If you want a precise, succinct, fair, and accurate assessment Infidels check out Michael Gray’s entry on it in his The Bob Dylan Encyclopedia. He calls it “[a]ttentively written, vocally distinctive, musically warm, and produced with uncompromising professionalism.” Credit Daniel Lanois for that last bit of praise. But the album is not without flaws, and Gray’s omission of “License To Kill” as one of the “standout tracks” may be because it houses some of the flaws.
I’ve never found the sound of it appealing; I don’t think Dylan’s voice works with it. I’ve liked covers of it more (see Richie Haven’s below), but there aren’t many, and maybe that’s because it is a challenge to sing.
Part of the challenge in this 9 verse song is the 13-15 length lines found in the opening of four of the verses. There’s a lot to cram into those lines vocally, not too mention lyrically.
The rhyming is interesting.

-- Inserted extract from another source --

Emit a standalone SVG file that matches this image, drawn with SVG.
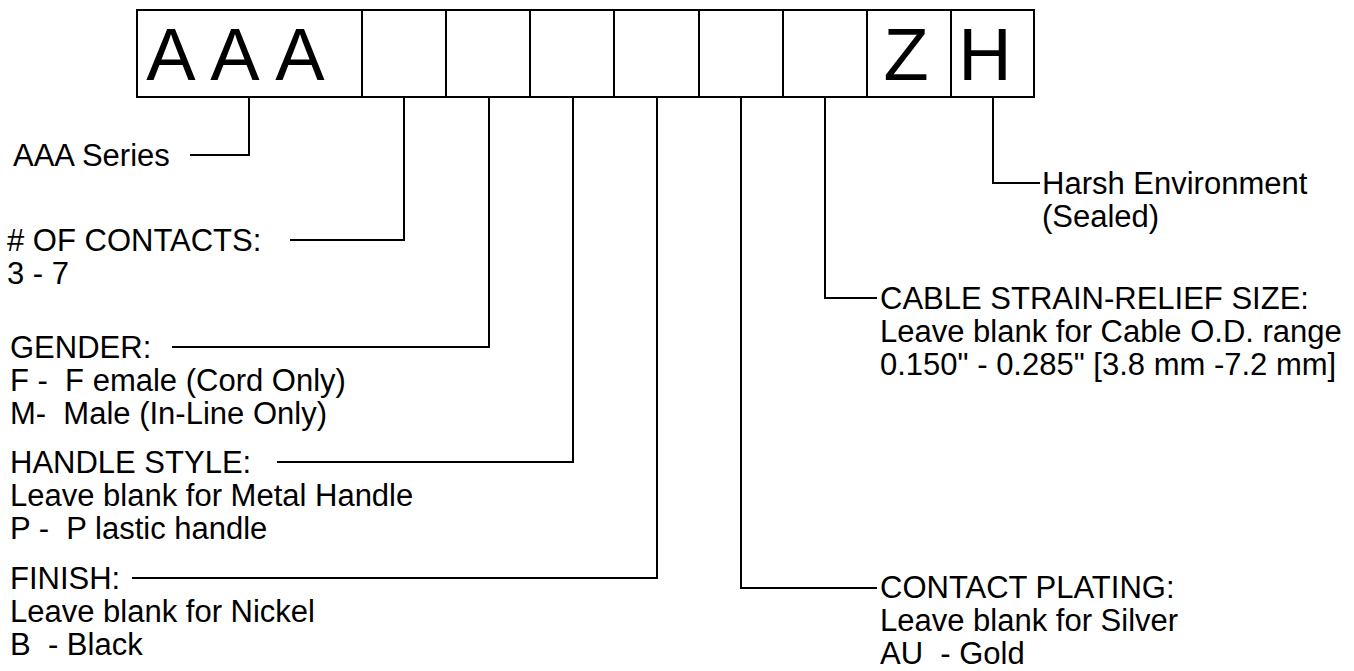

Most of the verses only rhyme in the last two lines, as does the refrain,
But there’s a woman on my block
Sitting there in a cold chill
She say who gonna take away his license to kill?
as if the song’s rhymes are wedded to the refrain’s, tied to the women on his block, who ponders and poses questions throughout the song about man’s actions.
But there’s a major departure from this pattern, accompanied by a shift in the pronoun focus from he (the man) and the woman, and that’s to “you”, second person, in the seventh verse:
Ya may be a noisemaker, spirit maker
Heartbreaker, backbreaker
Leave no stone unturned
May be an actor in a plot
That might be all that you got
’Til your error you clearly learn
And the rhyme scheme shifts from abcc to aabccb. This shift makes this the most compelling verse of the lot. And Dylan is too playful with pronouns to easily pinpoint who the “you” is. Is it us, the listener, Dylan, the woman, man? Ah, the gift of interpretation. Up to you to decide, me and you. Thanks for that, Bob.